In Albuquerque, N.M., where a new jock would be expected to be immediately familiar with the city’s “Duke City” and state’s “Land of Enchantment” monikers, Cumulus Media FM operations manager Brad Hansen also utilizes a written “playbook,” which lists common streets, cities and events. He also follows up with one-on-one communication with the personality and makes sure to provide phonetic pronunciations on any info given to jocks to read on-air.
Because he says mistakes like the Nashville meat-and-three example are “precisely the thing I have nightmares about,” Mike Moore, Entercom vp programming for Portland, Ore., has an audio pronunciation guide available for his new jocks, voiced by longtime market personality Savannah Jones. Among Moore’s musts: Jocks have to pronounce the state as “Or-i-gun” rather than “Or-i-gone” as well as correctly identify the station’s location as being on the Willamette River, which isn’t pronounced like it’s spelled. “It becomes immediately obvious that you are not from the area if you mispronounce one of these,” he says.
In San Jose, Calif., where street name San Tomas often trips people up, KRTY PD Julie Stevens says, “I have turned my overnights into a training ground for new talent. They work midnight to 3 a.m. Monday through Friday, and then the two of us sit down and go over airchecks. That’s where I catch the problems before they get to primetime.”
Other programmers have a less official process. “We don’t really have any formal training,” says Sue Wilson, vp operations for Rubber City’s Akron, Ohio, cluster, where local words like “Cuyahoga” and “Ghent” (pronounced “jent”) can prove tricky. “If we hear [a mistake], we bring it to the attention of that person.”
“There is no way to hit every potential pothole,” agrees KFKF Kansas City PD Dale Carter, who says his training is more along the lines of “here’s the basic stuff, and then correct anything else down the road.” In his market, towns with Native American names like Olathe can trip people up, as can the locals’ tendency to refer to highways by number first (“40 Highway” rather than “Highway 40”).
“It’s about the comfort level of the audience,” says Carter. “I’ve always told jocks to talk like they do.”
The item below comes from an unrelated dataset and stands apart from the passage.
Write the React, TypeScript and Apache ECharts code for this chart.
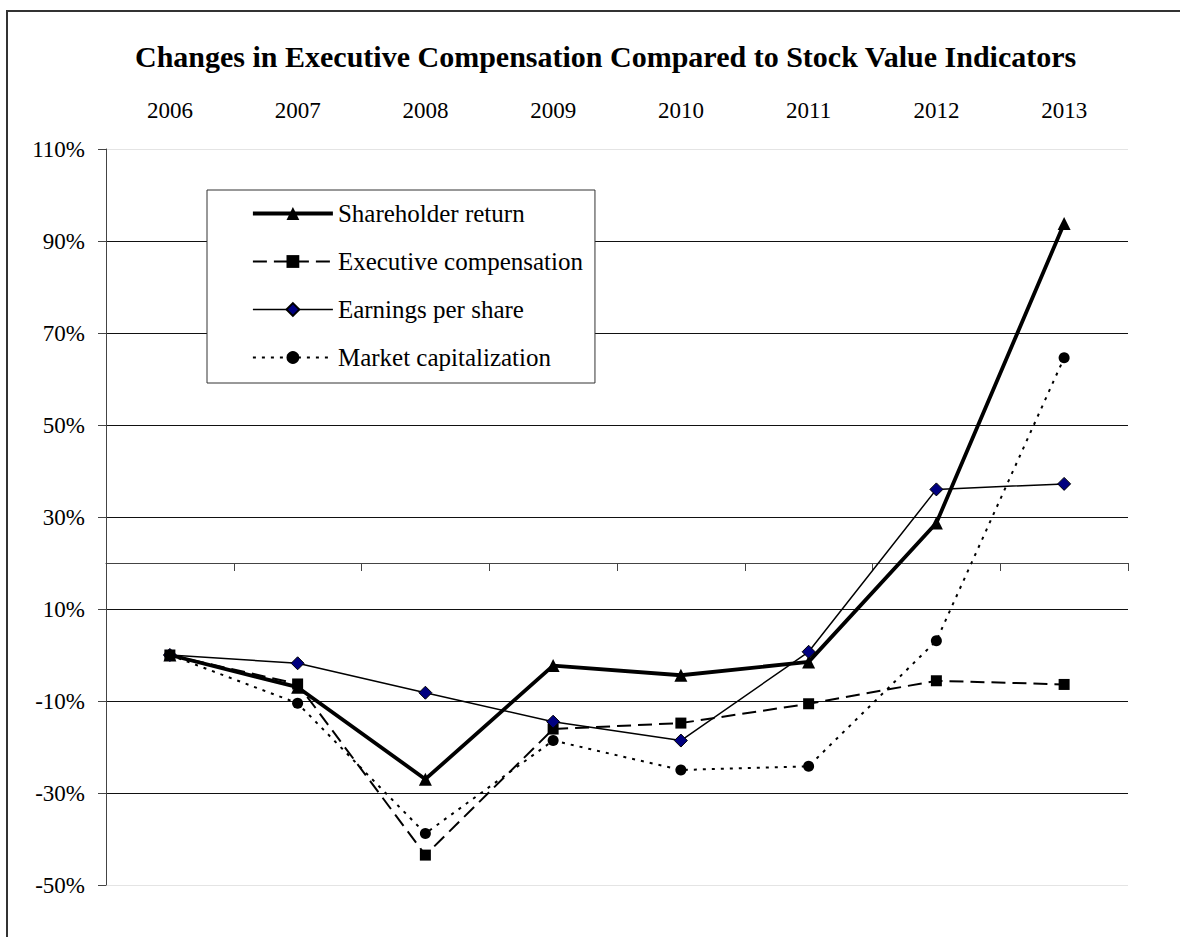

Even in Philadelphia, says Easton, training is “an ongoing, open conversation, as it would be so tough for any new person to take it all in without growing into the market.”
Easton says she herself has been guilty of an on-air gaffe or two. “When I first returned to Philly eight years ago, I referenced a legendary New Jersey diner, which would have been great, except it went out of business years before. Ugh, awful feeling.”
Carter recalls a blunder of his own at a former job. “When I started [as PD] at WWYZ in Hartford, Conn., the first thing I did was get a new station voice and had him do the big top of the hour ID: WWYZ-Waterbury-Hartford-New Haven. My afternoon guy pointed out to me that New Haven is pronounced like New York, emphasis on the second word. [Saying] ‘New Haven’ briefly made us stick out in a bad way.”
While they certainly have bigger fish to fry on a daily basis, programmers say making sure their personalities get the little details right is important.
“We had a tracker once who, despite our best efforts, mispronounced many towns, streets and landmarks in an effort to sound local,” says Moore. “Unfortunately, it had the opposite effect with the audience.
“It speaks to credibility or a relationship with your community,” he adds. “It’s nearly as bad as mispronouncing someone’s name or actually calling them by the wrong name. Locality can be one of radio’s greatest strengths in our crowded media landscape, but the audience usually sees halfhearted efforts to seem local as disingenuous.”
“It is extremely important to know your market,” says Easton. “The radio station should sit at the center of a community, and the jocks are our ambassadors to the listeners. A great radio station lures listeners into a shared local experience.”
“Personalities must form relationships — and credibility — quickly and consistently,” says Hansen. “Nothing says, ‘I don’t know you,’ more than those mistakes.” That’s why jocks working for him in Albuquerque need to know that locals sometimes order Mexican food “Christmas style” (half of it with green chilies and the other half with red). And with the TV series Breaking Bad having been shot there, he says, “You better know who Walter White is, too.”